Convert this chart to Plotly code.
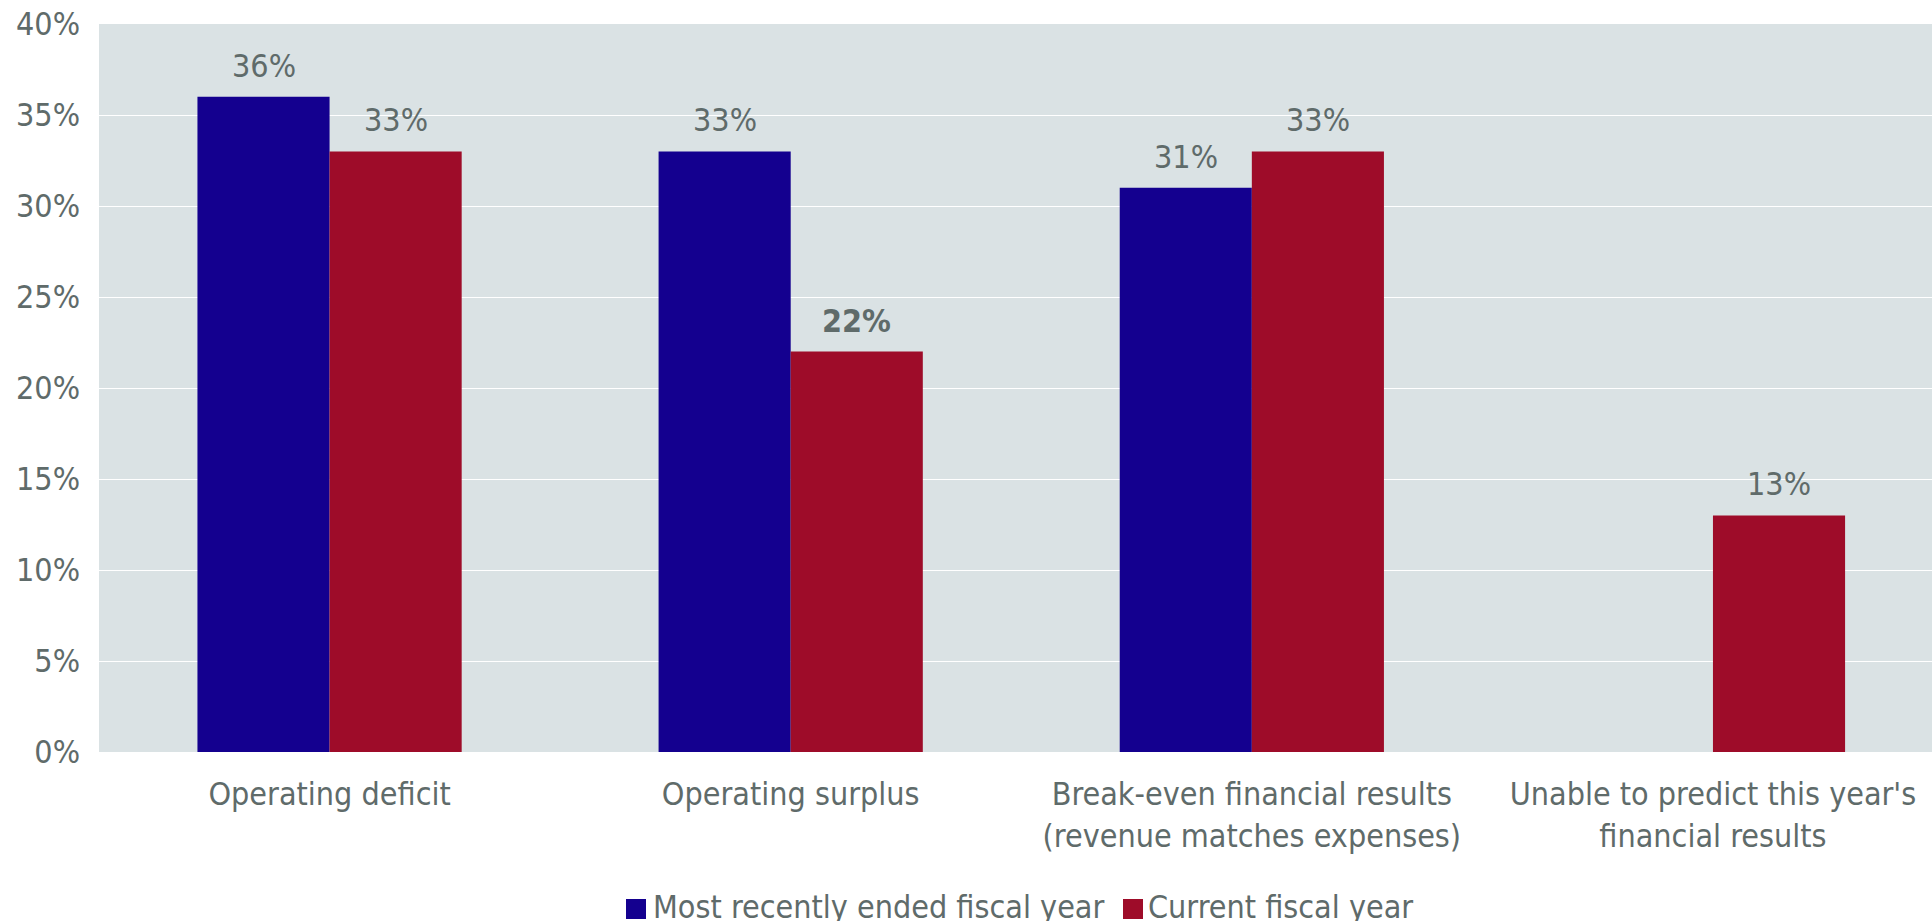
import plotly.graph_objects as go

categories = [
    "Operating deficit",
    "Operating surplus",
    "Break-even financial results<br>(revenue matches expenses)",
    "Unable to predict this year's<br>financial results",
]
series_names = ["Most recently ended fiscal year", "Current fiscal year"]
recent_year = [36, 33, 31, None]
current_year = [33, 22, 33, 13]
bold_labels = {("Current fiscal year", 1)}

y_ticks = [0, 5, 10, 15, 20, 25, 30, 35, 40]

colors = ["#14008f", "#9e0c29"]
text_gray = "#5f6b6a"
font_family = "DejaVu Sans Condensed, DejaVu Sans, sans-serif"
font_size = 32

# figure geometry
W, H = 1932, 921
M_L, M_R, M_T, M_B = 99, 0, 24, 169
BARGAP = 0.427
X_RANGE = [-0.5, 3.475]
plot_w = W - M_L - M_R
plot_h = H - M_T - M_B
cat_px = plot_w / (X_RANGE[1] - X_RANGE[0])
bar_px = cat_px * (1 - BARGAP) / 2


def label_text(name, i, v):
    if (name, i) in bold_labels:
        return f"<b>{v}%</b>"
    return f"{v}%"


fig = go.Figure()
annotations = []
for k, (name, values, color) in enumerate(zip(series_names, [recent_year, current_year], colors)):
    fig.add_trace(go.Bar(
        name=name,
        x=categories,
        y=values,
        marker=dict(color=color, line=dict(width=0)),
        showlegend=False,
    ))
    # value labels above each bar
    shift = (k - 0.5) * bar_px
    for i, (cat, v) in enumerate(zip(categories, values)):
        if v is None:
            continue
        annotations.append(dict(
            x=cat, y=v, xref="x", yref="y",
            text=label_text(name, i, v),
            showarrow=False,
            xanchor="center", yanchor="middle",
            xshift=shift, yshift=31,
            font=dict(family=font_family, size=font_size, color=text_gray),
        ))


def px_to_paper(px, py):
    return (px - M_L) / plot_w, (H - M_B - py) / plot_h


# legend drawn below the axis: swatch + caption per series
legend_items = [(626, 653), (1123, 1148)]
shapes = []
for (sw_x, txt_x), name, color in zip(legend_items, series_names, colors):
    x0, y0 = px_to_paper(sw_x, 919)
    x1, y1 = px_to_paper(sw_x + 20, 899)
    shapes.append(dict(
        type="rect", xref="paper", yref="paper",
        x0=x0, x1=x1, y0=y0, y1=y1,
        fillcolor=color, line=dict(width=0),
    ))
    tx, ty = px_to_paper(txt_x - 2, 907)
    annotations.append(dict(
        x=tx, y=ty, xref="paper", yref="paper",
        text=name, showarrow=False,
        xanchor="left", yanchor="middle",
        font=dict(family=font_family, size=font_size, color=text_gray),
    ))

fig.update_layout(
    width=W,
    height=H,
    margin=dict(l=M_L, r=M_R, t=M_T, b=M_B, autoexpand=False),
    paper_bgcolor="white",
    plot_bgcolor="#dae2e4",
    barmode="group",
    bargap=BARGAP,
    bargroupgap=0,
    font=dict(family=font_family, size=font_size, color=text_gray),
    showlegend=False,
    annotations=annotations,
    shapes=shapes,
)

fig.update_xaxes(
    range=X_RANGE,
    showgrid=False,
    showline=False,
    zeroline=False,
    ticks="",
    tickfont=dict(family=font_family, size=font_size, color=text_gray),
    ticklabelstandoff=20,
)
fig.update_yaxes(
    range=[0, 40],
    tickvals=y_ticks,
    ticktext=[f"{t}%" for t in y_ticks],
    showgrid=True,
    gridcolor="white",
    gridwidth=1,
    zeroline=False,
    showline=False,
    ticks="",
    tickfont=dict(family=font_family, size=font_size, color=text_gray),
    ticklabelstandoff=18,
)

fig.write_html("out.html")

* **WORK REQUIRED**: Only the lines from the start of the material through the line containing "import plotly.graph_objects as go" should be transcribed. Pictures stay out.

* **RESULT**:
Convert this chart to Plotly code.
import plotly.graph_objects as go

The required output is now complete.